What to do:
Send each entry back exactly as given, pictures excluded.

Task material:
----------

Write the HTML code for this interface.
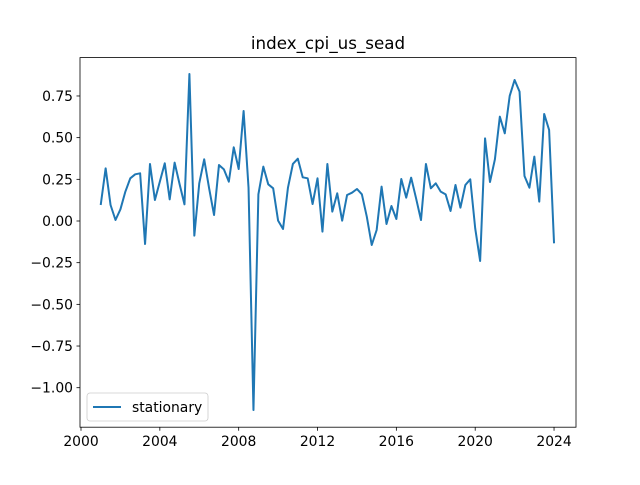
<!DOCTYPE html>
<html><head><meta charset="utf-8"><style>
body{margin:0;background:#fff}
svg text{font-family:"DejaVu Sans","Liberation Sans",sans-serif;fill:#000}
</style></head><body>
<svg id="chart" width="640" height="480" viewBox="0 0 640 480" xmlns="http://www.w3.org/2000/svg">
<rect width="640" height="480" fill="#fff"/>
<text x="328" y="49" text-anchor="middle" font-size="16.7">index_cpi_us_sead</text>
<g id="xt"></g>
<g id="yt"></g>
<path id="line" fill="none" stroke="#1f77b4" stroke-width="2" stroke-linejoin="round"/>
<rect x="80" y="57.6" width="496" height="369.6" fill="none" stroke="#000" stroke-width="0.8"/>
<g>
<rect x="87" y="393" width="121" height="28" rx="3" fill="#fff" fill-opacity="0.8" stroke="#ccc" stroke-width="0.8"/>
<line x1="93" y1="407" x2="121" y2="407" stroke="#1f77b4" stroke-width="2"/>
<text x="132" y="412" font-size="13.9">stationary</text>
</g>
</svg>
<script>
const startYear = 2001;
const stepYears = 0.25;
const values = [0.096,0.316,0.096,0.006,0.07,0.176,0.256,0.28,0.286,-0.138,0.342,0.126,0.236,0.346,0.13,0.35,0.222,0.1,0.882,-0.088,0.226,0.37,0.196,0.036,0.336,0.31,0.236,0.442,0.312,0.66,0.2,-1.134,0.16,0.326,0.22,0.196,0.002,-0.048,0.2,0.342,0.374,0.262,0.256,0.102,0.256,-0.064,0.342,
0.056,0.166,0.002,0.156,0.17,0.192,0.16,0.026,-0.144,-0.054,0.206,-0.018,0.09,0.012,0.252,0.14,0.26,0.136,0.006,0.342,0.196,0.226,0.176,0.16,0.06,0.216,0.08,0.216,0.25,-0.044,-0.24,0.496,0.234,0.37,0.626,0.526,0.75,0.846,0.776,0.27,0.2,0.386,0.116,0.642,0.546,-0.134];
const xTicks = [2000,2004,2008,2012,2016,2020,2024];
const yTicks = [0.75,0.5,0.25,0,-0.25,-0.5,-0.75,-1.0];
const yTickLabels = ["0.75","0.50","0.25","0.00","\u22120.25","\u22120.50","\u22120.75","\u22121.00"];
const NS="http://www.w3.org/2000/svg";
function X(yr){return 81+(yr-2000)*19.71;}
function Y(v){return 221-v*166.7;}
let d="";
values.forEach((v,i)=>{d+=(i?"L":"M")+X(startYear+i*stepYears).toFixed(2)+" "+Y(v).toFixed(2);});
document.getElementById("line").setAttribute("d",d);
const xt=document.getElementById("xt"), yt=document.getElementById("yt");
xTicks.forEach(t=>{
  const l=document.createElementNS(NS,"line");
  l.setAttribute("x1",X(t));l.setAttribute("x2",X(t));l.setAttribute("y1",427.2);l.setAttribute("y2",430.7);
  l.setAttribute("stroke","#000");l.setAttribute("stroke-width","0.8");
  
  
  xt.appendChild(l);
  const tx=document.createElementNS(NS,"text");
  tx.setAttribute("x",X(t));tx.setAttribute("y",446);tx.setAttribute("text-anchor","middle");tx.setAttribute("font-size","13.9");
  tx.textContent=t;
  
  
  xt.appendChild(tx);
});
yTicks.forEach((t,i)=>{
  const l=document.createElementNS(NS,"line");
  l.setAttribute("x1",76.5);l.setAttribute("x2",80);l.setAttribute("y1",Y(t));l.setAttribute("y2",Y(t));
  l.setAttribute("stroke","#000");l.setAttribute("stroke-width","0.8");
  
  
  yt.appendChild(l);
  const tx=document.createElementNS(NS,"text");
  tx.setAttribute("x",73);tx.setAttribute("y",Y(t)+5);tx.setAttribute("text-anchor","end");tx.setAttribute("font-size","13.9");
  tx.textContent=yTickLabels[i];
  
  
  yt.appendChild(tx);
});
</script>
</body></html>
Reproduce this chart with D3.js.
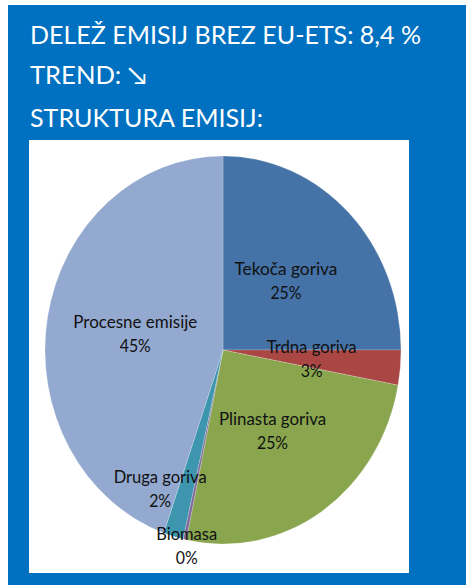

----------

The solution:
Write the HTML code for this interface.
<!DOCTYPE html>
<html><head><meta charset="utf-8"><style>
body{margin:0;background:#fff}
svg text{font-family:"DejaVu Sans","Liberation Sans",sans-serif;fill:#000}
</style></head><body>
<svg id="chart" width="640" height="480" viewBox="0 0 640 480" xmlns="http://www.w3.org/2000/svg">
<rect width="640" height="480" fill="#fff"/>
<text x="328" y="49" text-anchor="middle" font-size="16.7">index_cpi_us_sead</text>
<g id="xt"></g>
<g id="yt"></g>
<path id="line" fill="none" stroke="#1f77b4" stroke-width="2" stroke-linejoin="round"/>
<rect x="80" y="57.6" width="496" height="369.6" fill="none" stroke="#000" stroke-width="0.8"/>
<g>
<rect x="87" y="393" width="121" height="28" rx="3" fill="#fff" fill-opacity="0.8" stroke="#ccc" stroke-width="0.8"/>
<line x1="93" y1="407" x2="121" y2="407" stroke="#1f77b4" stroke-width="2"/>
<text x="132" y="412" font-size="13.9">stationary</text>
</g>
</svg>
<script>
const startYear = 2001;
const stepYears = 0.25;
const values = [0.096,0.316,0.096,0.006,0.07,0.176,0.256,0.28,0.286,-0.138,0.342,0.126,0.236,0.346,0.13,0.35,0.222,0.1,0.882,-0.088,0.226,0.37,0.196,0.036,0.336,0.31,0.236,0.442,0.312,0.66,0.2,-1.134,0.16,0.326,0.22,0.196,0.002,-0.048,0.2,0.342,0.374,0.262,0.256,0.102,0.256,-0.064,0.342,
0.056,0.166,0.002,0.156,0.17,0.192,0.16,0.026,-0.144,-0.054,0.206,-0.018,0.09,0.012,0.252,0.14,0.26,0.136,0.006,0.342,0.196,0.226,0.176,0.16,0.06,0.216,0.08,0.216,0.25,-0.044,-0.24,0.496,0.234,0.37,0.626,0.526,0.75,0.846,0.776,0.27,0.2,0.386,0.116,0.642,0.546,-0.134];
const xTicks = [2000,2004,2008,2012,2016,2020,2024];
const yTicks = [0.75,0.5,0.25,0,-0.25,-0.5,-0.75,-1.0];
const yTickLabels = ["0.75","0.50","0.25","0.00","\u22120.25","\u22120.50","\u22120.75","\u22121.00"];
const NS="http://www.w3.org/2000/svg";
function X(yr){return 81+(yr-2000)*19.71;}
function Y(v){return 221-v*166.7;}
let d="";
values.forEach((v,i)=>{d+=(i?"L":"M")+X(startYear+i*stepYears).toFixed(2)+" "+Y(v).toFixed(2);});
document.getElementById("line").setAttribute("d",d);
const xt=document.getElementById("xt"), yt=document.getElementById("yt");
xTicks.forEach(t=>{
  const l=document.createElementNS(NS,"line");
  l.setAttribute("x1",X(t));l.setAttribute("x2",X(t));l.setAttribute("y1",427.2);l.setAttribute("y2",430.7);
  l.setAttribute("stroke","#000");l.setAttribute("stroke-width","0.8");
  
  
  xt.appendChild(l);
  const tx=document.createElementNS(NS,"text");
  tx.setAttribute("x",X(t));tx.setAttribute("y",446);tx.setAttribute("text-anchor","middle");tx.setAttribute("font-size","13.9");
  tx.textContent=t;
  
  
  xt.appendChild(tx);
});
yTicks.forEach((t,i)=>{
  const l=document.createElementNS(NS,"line");
  l.setAttribute("x1",76.5);l.setAttribute("x2",80);l.setAttribute("y1",Y(t));l.setAttribute("y2",Y(t));
  l.setAttribute("stroke","#000");l.setAttribute("stroke-width","0.8");
  
  
  yt.appendChild(l);
  const tx=document.createElementNS(NS,"text");
  tx.setAttribute("x",73);tx.setAttribute("y",Y(t)+5);tx.setAttribute("text-anchor","end");tx.setAttribute("font-size","13.9");
  tx.textContent=yTickLabels[i];
  
  
  yt.appendChild(tx);
});
</script>
</body></html>
Reproduce this chart with D3.js.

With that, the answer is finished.